5 tips for guests attending an LGBTQ+ wedding

Two brides walking down the aisle

5 tips for guests attending an LGBTQ+ wedding 

A wedding day is simply a celebration of all things love, and all you need to do is make sure the happy couple have a great day. However, if you’ve never attended a same-sex wedding before, you may not know what to expect. Some same-sex couples may choose to have a wedding with all the things you may normally expect, while some may choose to implement new traditions, or omit things from the day’s schedule entirely. So read on for our 5 top tips for guests attending an LGBTQ+ wedding for the first time. 

1) Find out the terminology the couple use, and respect it 

It’s super important to be respectful of the couple and the language they choose surrounding their partnership. They may call themselves a gay couple, a same-sex couple, or a number of other terms that feels right to them. This is the same for their genders, too – they may present as male or female, but this doesn’t necessarily mean this is what they feel comfortable describing themselves as. Find out the terminology the couple uses – maybe take a look at the information on the wedding invitation, take a look at what they say on social media, or simply ask them in a respectful manner. Make sure to use this terminology when writing your wedding card, posting about the day online, and speaking to and about the couple.  

2) Expect the ‘unexpected’ 

A wedding can be whatever you want it to be – and this is true for both heterosexual and same-sex couples. You may have attended very traditional weddings; you may have attended some with a quirky theme – or even a big day looking to ‘rewrite’ the wedding rulebook entirely. And same-sex weddings are no different, the day is whatever they choose for it to be. However, you must expect that there could be some additions – or omissions – from the day. For example, some same-sex couples walk down the aisle together, there may not be a gendered ‘side’ to the room to sit on, there may not be the traditional maid of honour/groomsmen dynamic, and they may choose not to wear the traditional outfits you’d expect to see at a wedding. Don’t pass judgement or comments about what you would or wouldn’t have liked to have seen – simply embrace all the quirks and details of the day, this is all part of the fun! 

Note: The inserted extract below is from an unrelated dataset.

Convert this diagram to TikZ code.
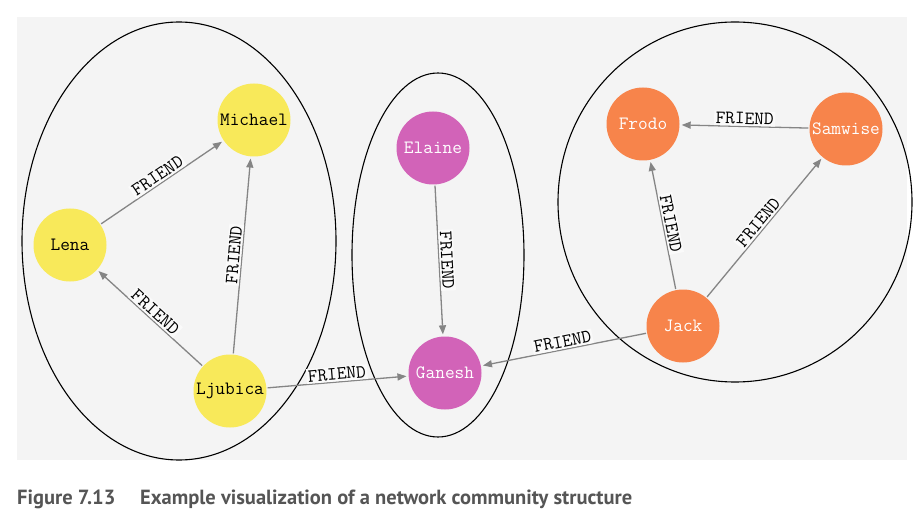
\documentclass[tikz,border=0pt]{standalone}
\usepackage{fontspec}
\usetikzlibrary{arrows.meta}
\newfontfamily\capfont{PT Sans}
\definecolor{bggray}{HTML}{F4F4F4}
\definecolor{nyellow}{HTML}{F8E95A}
\definecolor{npink}{HTML}{D263B8}
\definecolor{norange}{HTML}{F7844B}
\definecolor{egray}{HTML}{858585}
\definecolor{lblbg}{HTML}{FAFAFA}
\definecolor{capgray}{HTML}{555555}
\tikzset{
  person/.style={circle, minimum size=73pt, inner sep=0pt, font=\ttfamily\fontsize{18.8}{20}\selectfont},
  yel/.style={person, fill=nyellow, text=black},
  pnk/.style={person, fill=npink, text=white},
  org/.style={person, fill=norange, text=white},
  rel/.style={draw=egray, line width=1.3pt, -{Triangle[length=9pt,width=7pt]}, shorten >=2pt, shorten <=1pt},
  rlabel/.style={midway, sloped, above, fill=lblbg, inner sep=1.5pt, font=\ttfamily\fontsize{18.8}{20}\selectfont, text=black},
  community/.style={draw=black, line width=1.1pt},
  captxt/.style={anchor=base west, inner sep=0pt, text=capgray, font=\capfont\bfseries\fontsize{20.5}{24}\selectfont}
}
\begin{document}
\begin{tikzpicture}[x=1pt,y=-1pt]
\useasboundingbox (0,0) rectangle (922,524);
\fill[bggray] (17,17) rectangle (907,460);
% communities
\draw[community] (179,241) ellipse [x radius=157pt, y radius=219pt];
\draw[community] (438,255) ellipse [x radius=86pt, y radius=182pt];
\draw[community] (735,202) ellipse [x radius=177pt, y radius=180pt];
% nodes
\node[yel] (michael) at (254,120) {Michael};
\node[yel] (lena) at (70,245) {Lena};
\node[yel] (ljubica) at (230,391) {Ljubica};
\node[pnk] (elaine) at (433,148) {Elaine};
\node[pnk] (ganesh) at (445,373) {Ganesh};
\node[org] (frodo) at (643,124) {Frodo};
\node[org] (samwise) at (846,129) {Samwise};
\node[org] (jack) at (683,326) {Jack};
% relationships
\draw[rel] (lena) -- node[rlabel] {FRIEND} (michael);
\draw[rel] (ljubica) -- node[rlabel] {FRIEND} (lena);
\draw[rel] (ljubica) -- node[rlabel] {FRIEND} (michael);
\draw[rel] (ljubica) -- node[rlabel] {FRIEND} (ganesh);
\draw[rel] (elaine) -- node[rlabel] {FRIEND} (ganesh);
\draw[rel] (jack) -- node[rlabel] {FRIEND} (ganesh);
\draw[rel] (samwise) -- node[rlabel] {FRIEND} (frodo);
\draw[rel] (jack) -- node[rlabel] {FRIEND} (frodo);
\draw[rel] (jack) -- node[rlabel] {FRIEND} (samwise);
% caption
\node[captxt] (figno) at (17,504) {Figure 7.13};
\node[captxt] (captext) at (140,504) {Example visualization of a network community structure};
\end{tikzpicture}
\end{document}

3) Don’t use the wedding day as an excuse to talk politics 

Presumably, if you are attending an LGBTQ+ wedding, you are supportive of the couple and their choices. But even if this is the case, don’t use the big day to talk politics with them. You may think you’re passing well-meaning, polite comments about same-sex marriage law, but nobody wants to get into lengthy debates on their wedding day – they simply want to celebrate and have fun! Keep conversation light and celebratory, and only chat marriage law if they start with the topic. 

4) Only post online when explicitly allowed 

Posting content about a wedding online should only be after approval from the couple in any case – and especially not before they have posted their own photos, to not ‘spoil’ their moment. However, it’s important to remember that same-sex couples still to this day – unfortunately – do experience abuse both in the real world and online. So, make sure you do not post anything about the wedding without the couples’ explicit consent, to ensure they are comfortable with the information you are sharing about them. 

5) Don’t quiz the couple on future plans 

Again, you shouldn’t quiz any newlyweds about their future plans on their big day – because who wants to talk about their ten-year plan on the biggest day of their lives?! However, this is especially true when attending an LGBTQ+ wedding. Topics like having children, moving in together and travelling to different countries can all come with lots of logistics and decisions to be made – and some couples may not want these things at all. Personal questions can come across as prying, and the last thing you want to do is put the couple in an uncomfortable position. So once again, only discuss these things is the newlyweds initiate the conversation and seem happy to talk about it.